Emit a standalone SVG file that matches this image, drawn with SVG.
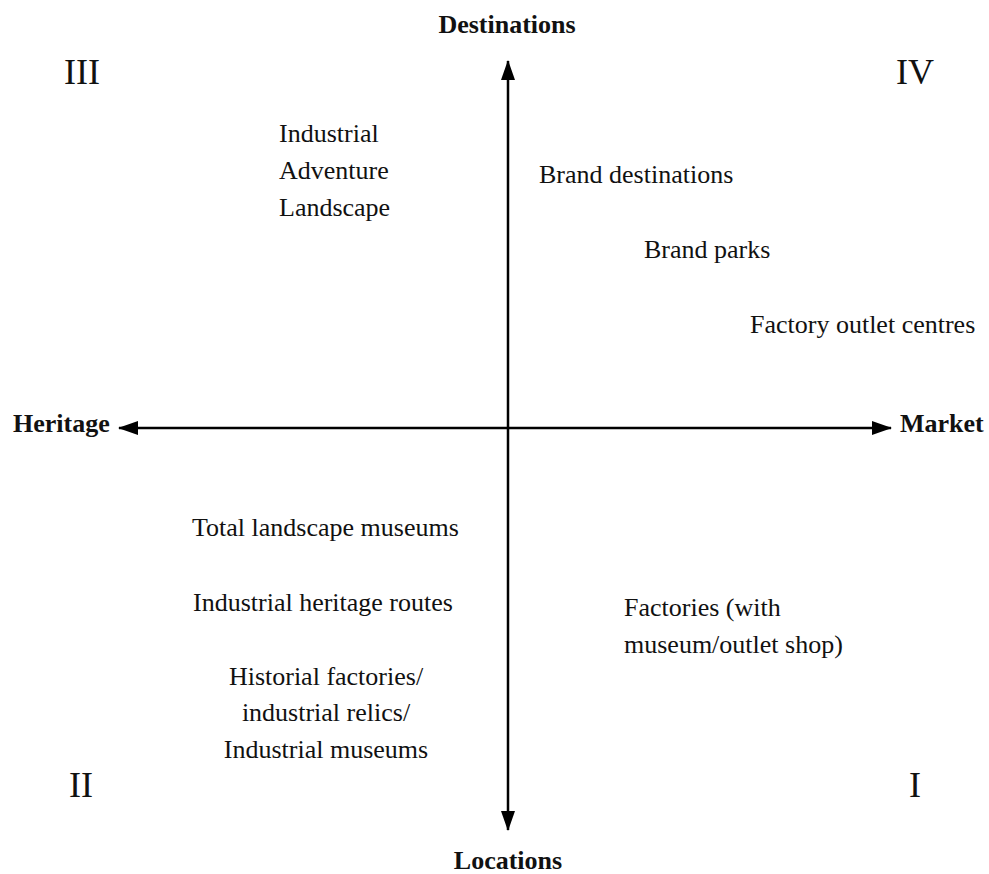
<svg xmlns="http://www.w3.org/2000/svg" width="989" height="874" viewBox="0 0 989 874">
<defs>
<style>
text{font-family:"Liberation Serif","Times New Roman",serif;fill:#111;}
.lbl{font-size:26px;}
.axis{font-size:26px;font-weight:bold;}
.quad{font-size:36px;}
.ln{stroke:#000;stroke-width:2.5;fill:none;}
</style>
<marker id="ah" viewBox="0 0 20 14" refX="19" refY="7" markerWidth="20" markerHeight="14" markerUnits="userSpaceOnUse" orient="auto-start-reverse">
<path d="M0,0 L20,7 L0,14 z" fill="#000"/>
</marker>
</defs>
<rect width="989" height="874" fill="#fff"/>
<g id="connectors">
<line class="ln" x1="508" y1="830" x2="508" y2="61" marker-start="url(#ah)" marker-end="url(#ah)"/>
<line class="ln" x1="119" y1="428" x2="891" y2="428" marker-start="url(#ah)" marker-end="url(#ah)"/>
</g>
<g id="axis-destinations"><text class="axis" x="507" y="33" text-anchor="middle">Destinations</text></g>
<g id="axis-locations"><text class="axis" x="508" y="869" text-anchor="middle">Locations</text></g>
<g id="axis-heritage"><text class="axis" x="13" y="432">Heritage</text></g>
<g id="axis-market"><text class="axis" x="900" y="432">Market</text></g>
<g id="q3"><text class="quad" x="64" y="84">III</text></g>
<g id="q4"><text class="quad" x="896" y="84">IV</text></g>
<g id="q2"><text class="quad" x="69" y="797">II</text></g>
<g id="q1"><text class="quad" x="909" y="797">I</text></g>
<g id="industrial-adventure-landscape">
<text class="lbl" x="279" y="142">Industrial</text>
<text class="lbl" x="279" y="179">Adventure</text>
<text class="lbl" x="279" y="216">Landscape</text>
</g>
<g id="brand-destinations"><text class="lbl" x="539" y="183">Brand destinations</text></g>
<g id="brand-parks"><text class="lbl" x="644" y="258">Brand parks</text></g>
<g id="factory-outlet-centres"><text class="lbl" x="750" y="333">Factory outlet centres</text></g>
<g id="total-landscape-museums"><text class="lbl" x="192" y="536">Total landscape museums</text></g>
<g id="industrial-heritage-routes"><text class="lbl" x="193" y="611">Industrial heritage routes</text></g>
<g id="historial-factories">
<text class="lbl" x="326" y="685" text-anchor="middle">Historial factories/</text>
<text class="lbl" x="326" y="721" text-anchor="middle">industrial relics/</text>
<text class="lbl" x="326" y="758" text-anchor="middle">Industrial museums</text>
</g>
<g id="factories">
<text class="lbl" x="624" y="616">Factories (with</text>
<text class="lbl" x="624" y="653">museum/outlet shop)</text>
</g>
</svg>
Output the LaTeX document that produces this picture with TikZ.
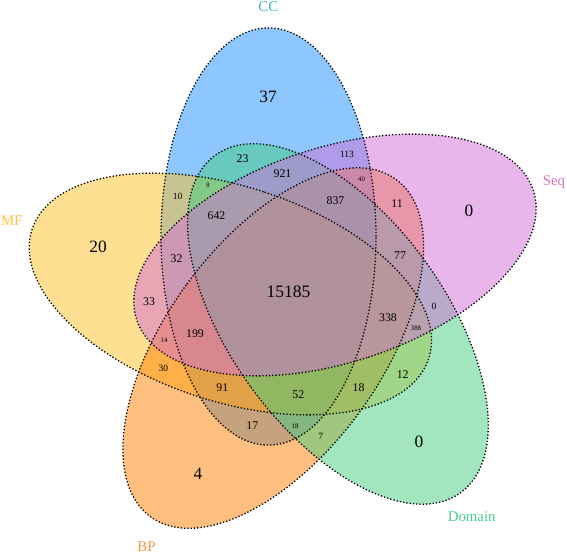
\documentclass[tikz,border=0pt]{standalone}
\usepackage{fontspec}
\setmainfont{Liberation Serif}
\usepackage{tikz}

\definecolor{CCfill}{RGB}{30,144,255}
\definecolor{MFfill}{RGB}{255,193,37}
\definecolor{BPfill}{RGB}{255,127,0}
\definecolor{Domainfill}{RGB}{67,205,128}
\definecolor{Seqfill}{RGB}{210,110,214}
\definecolor{CCtext}{RGB}{64,178,196}
\definecolor{MFtext}{RGB}{255,196,60}
\definecolor{BPtext}{RGB}{242,150,64}
\definecolor{Domaintext}{RGB}{72,206,140}
\definecolor{Seqtext}{RGB}{222,112,192}

\begin{document}
\begin{tikzpicture}[x=1pt, y=-1pt]
	\tikzstyle{Petal}	= [fill opacity=0.5]
	\tikzstyle{Border}	= [draw=black, line width=1.3pt, dash pattern=on 1.3pt off 2pt]
	\tikzstyle{Big}		= [inner sep=0pt, font=\fontsize{17.3}{20}\selectfont]
	\tikzstyle{Core}	= [inner sep=0pt, font=\fontsize{17.5}{20}\selectfont]
	\tikzstyle{Mid}		= [inner sep=0pt, font=\fontsize{11.8}{14}\selectfont]
	\tikzstyle{Small}	= [inner sep=0pt, font=\fontsize{9.5}{11}\selectfont]
	\tikzstyle{Tiny}	= [inner sep=0pt, font=\fontsize{6.8}{8}\selectfont]
	\tikzstyle{SetName}	= [inner sep=0pt, anchor=base, font=\fontsize{14.8}{17}\selectfont]

	\useasboundingbox (0,0) rectangle (567,554);

	% the five sets, turned by 72 degrees about the centre
	\foreach \k/\col in {0/CCfill, 4/MFfill, 3/BPfill, 2/Domainfill, 1/Seqfill}
		\fill [Petal, fill=\col, shift={(289,291.5)}, rotate=-72*\k] (-20.5,-55) ellipse [x radius=107.5pt, y radius=208.6pt];
	\foreach \k in {0,...,4}
		\draw [Border, shift={(289,291.5)}, rotate=-72*\k] (-20.5,-55) ellipse [x radius=107.5pt, y radius=208.6pt];

	% region counts
	\foreach \x/\y/\t [count=\i] in {268/97/37, 469/211/0, 98/247/20, 419/441.7/0, 198/474/4}
		\node (big\i) at (\x, \y) [Big] {\t};
	\node (core) at (288.5, 292) [Core] {15185};
	\foreach \x/\y/\t [count=\i] in {242.5/158.5/23, 282.5/174/921, 216.5/216/642, 335.5/201/837, 397/204/11,
			176.5/259/32, 400/255.5/77, 149/301.5/33, 388/317.3/338, 195/333.3/199, 402.7/374.3/12,
			222.3/387.2/91, 358.5/387.3/18, 298.3/395/52, 252.3/426/17}
		\node (mid\i) at (\x, \y) [Mid] {\t};
	\foreach \x/\y/\t [count=\i] in {347/154/113, 177.5/196/10, 434/306/0, 163.3/368/30, 320.7/436.7/7}
		\node (small\i) at (\x, \y) [Small] {\t};
	\foreach \x/\y/\t [count=\i] in {361.5/179/40, 208/185/8, 416/328.3/388, 164/340/14, 295.2/426/18}
		\node (tiny\i) at (\x, \y) [Tiny] {\t};

	% set names
	\node (cc) at (268.3, 11) [SetName, CCtext] {CC};
	\node (seq) at (554, 185) [SetName, Seqtext] {Seq};
	\node (domain) at (471.7, 521.7) [SetName, Domaintext] {Domain};
	\node (bp) at (146.5, 551.5) [SetName, BPtext] {BP};
	\node (mf) at (11.7, 225) [SetName, MFtext] {MF};
\end{tikzpicture}
\end{document}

::::::::

*JOB*
Output an exact copy of the material, with the pictures removed.

*SOLUTION*
Emit a standalone SVG file that matches this image, drawn with SVG.
<svg xmlns="http://www.w3.org/2000/svg" width="989" height="874" viewBox="0 0 989 874">
<defs>
<style>
text{font-family:"Liberation Serif","Times New Roman",serif;fill:#111;}
.lbl{font-size:26px;}
.axis{font-size:26px;font-weight:bold;}
.quad{font-size:36px;}
.ln{stroke:#000;stroke-width:2.5;fill:none;}
</style>
<marker id="ah" viewBox="0 0 20 14" refX="19" refY="7" markerWidth="20" markerHeight="14" markerUnits="userSpaceOnUse" orient="auto-start-reverse">
<path d="M0,0 L20,7 L0,14 z" fill="#000"/>
</marker>
</defs>
<rect width="989" height="874" fill="#fff"/>
<g id="connectors">
<line class="ln" x1="508" y1="830" x2="508" y2="61" marker-start="url(#ah)" marker-end="url(#ah)"/>
<line class="ln" x1="119" y1="428" x2="891" y2="428" marker-start="url(#ah)" marker-end="url(#ah)"/>
</g>
<g id="axis-destinations"><text class="axis" x="507" y="33" text-anchor="middle">Destinations</text></g>
<g id="axis-locations"><text class="axis" x="508" y="869" text-anchor="middle">Locations</text></g>
<g id="axis-heritage"><text class="axis" x="13" y="432">Heritage</text></g>
<g id="axis-market"><text class="axis" x="900" y="432">Market</text></g>
<g id="q3"><text class="quad" x="64" y="84">III</text></g>
<g id="q4"><text class="quad" x="896" y="84">IV</text></g>
<g id="q2"><text class="quad" x="69" y="797">II</text></g>
<g id="q1"><text class="quad" x="909" y="797">I</text></g>
<g id="industrial-adventure-landscape">
<text class="lbl" x="279" y="142">Industrial</text>
<text class="lbl" x="279" y="179">Adventure</text>
<text class="lbl" x="279" y="216">Landscape</text>
</g>
<g id="brand-destinations"><text class="lbl" x="539" y="183">Brand destinations</text></g>
<g id="brand-parks"><text class="lbl" x="644" y="258">Brand parks</text></g>
<g id="factory-outlet-centres"><text class="lbl" x="750" y="333">Factory outlet centres</text></g>
<g id="total-landscape-museums"><text class="lbl" x="192" y="536">Total landscape museums</text></g>
<g id="industrial-heritage-routes"><text class="lbl" x="193" y="611">Industrial heritage routes</text></g>
<g id="historial-factories">
<text class="lbl" x="326" y="685" text-anchor="middle">Historial factories/</text>
<text class="lbl" x="326" y="721" text-anchor="middle">industrial relics/</text>
<text class="lbl" x="326" y="758" text-anchor="middle">Industrial museums</text>
</g>
<g id="factories">
<text class="lbl" x="624" y="616">Factories (with</text>
<text class="lbl" x="624" y="653">museum/outlet shop)</text>
</g>
</svg>
Output the LaTeX document that produces this picture with TikZ.
\documentclass[tikz,border=0pt]{standalone}
\usepackage{fontspec}
\setmainfont{Liberation Serif}
\usepackage{tikz}

\definecolor{CCfill}{RGB}{30,144,255}
\definecolor{MFfill}{RGB}{255,193,37}
\definecolor{BPfill}{RGB}{255,127,0}
\definecolor{Domainfill}{RGB}{67,205,128}
\definecolor{Seqfill}{RGB}{210,110,214}
\definecolor{CCtext}{RGB}{64,178,196}
\definecolor{MFtext}{RGB}{255,196,60}
\definecolor{BPtext}{RGB}{242,150,64}
\definecolor{Domaintext}{RGB}{72,206,140}
\definecolor{Seqtext}{RGB}{222,112,192}

\begin{document}
\begin{tikzpicture}[x=1pt, y=-1pt]
	\tikzstyle{Petal}	= [fill opacity=0.5]
	\tikzstyle{Border}	= [draw=black, line width=1.3pt, dash pattern=on 1.3pt off 2pt]
	\tikzstyle{Big}		= [inner sep=0pt, font=\fontsize{17.3}{20}\selectfont]
	\tikzstyle{Core}	= [inner sep=0pt, font=\fontsize{17.5}{20}\selectfont]
	\tikzstyle{Mid}		= [inner sep=0pt, font=\fontsize{11.8}{14}\selectfont]
	\tikzstyle{Small}	= [inner sep=0pt, font=\fontsize{9.5}{11}\selectfont]
	\tikzstyle{Tiny}	= [inner sep=0pt, font=\fontsize{6.8}{8}\selectfont]
	\tikzstyle{SetName}	= [inner sep=0pt, anchor=base, font=\fontsize{14.8}{17}\selectfont]

	\useasboundingbox (0,0) rectangle (567,554);

	% the five sets, turned by 72 degrees about the centre
	\foreach \k/\col in {0/CCfill, 4/MFfill, 3/BPfill, 2/Domainfill, 1/Seqfill}
		\fill [Petal, fill=\col, shift={(289,291.5)}, rotate=-72*\k] (-20.5,-55) ellipse [x radius=107.5pt, y radius=208.6pt];
	\foreach \k in {0,...,4}
		\draw [Border, shift={(289,291.5)}, rotate=-72*\k] (-20.5,-55) ellipse [x radius=107.5pt, y radius=208.6pt];

	% region counts
	\foreach \x/\y/\t [count=\i] in {268/97/37, 469/211/0, 98/247/20, 419/441.7/0, 198/474/4}
		\node (big\i) at (\x, \y) [Big] {\t};
	\node (core) at (288.5, 292) [Core] {15185};
	\foreach \x/\y/\t [count=\i] in {242.5/158.5/23, 282.5/174/921, 216.5/216/642, 335.5/201/837, 397/204/11,
			176.5/259/32, 400/255.5/77, 149/301.5/33, 388/317.3/338, 195/333.3/199, 402.7/374.3/12,
			222.3/387.2/91, 358.5/387.3/18, 298.3/395/52, 252.3/426/17}
		\node (mid\i) at (\x, \y) [Mid] {\t};
	\foreach \x/\y/\t [count=\i] in {347/154/113, 177.5/196/10, 434/306/0, 163.3/368/30, 320.7/436.7/7}
		\node (small\i) at (\x, \y) [Small] {\t};
	\foreach \x/\y/\t [count=\i] in {361.5/179/40, 208/185/8, 416/328.3/388, 164/340/14, 295.2/426/18}
		\node (tiny\i) at (\x, \y) [Tiny] {\t};

	% set names
	\node (cc) at (268.3, 11) [SetName, CCtext] {CC};
	\node (seq) at (554, 185) [SetName, Seqtext] {Seq};
	\node (domain) at (471.7, 521.7) [SetName, Domaintext] {Domain};
	\node (bp) at (146.5, 551.5) [SetName, BPtext] {BP};
	\node (mf) at (11.7, 225) [SetName, MFtext] {MF};
\end{tikzpicture}
\end{document}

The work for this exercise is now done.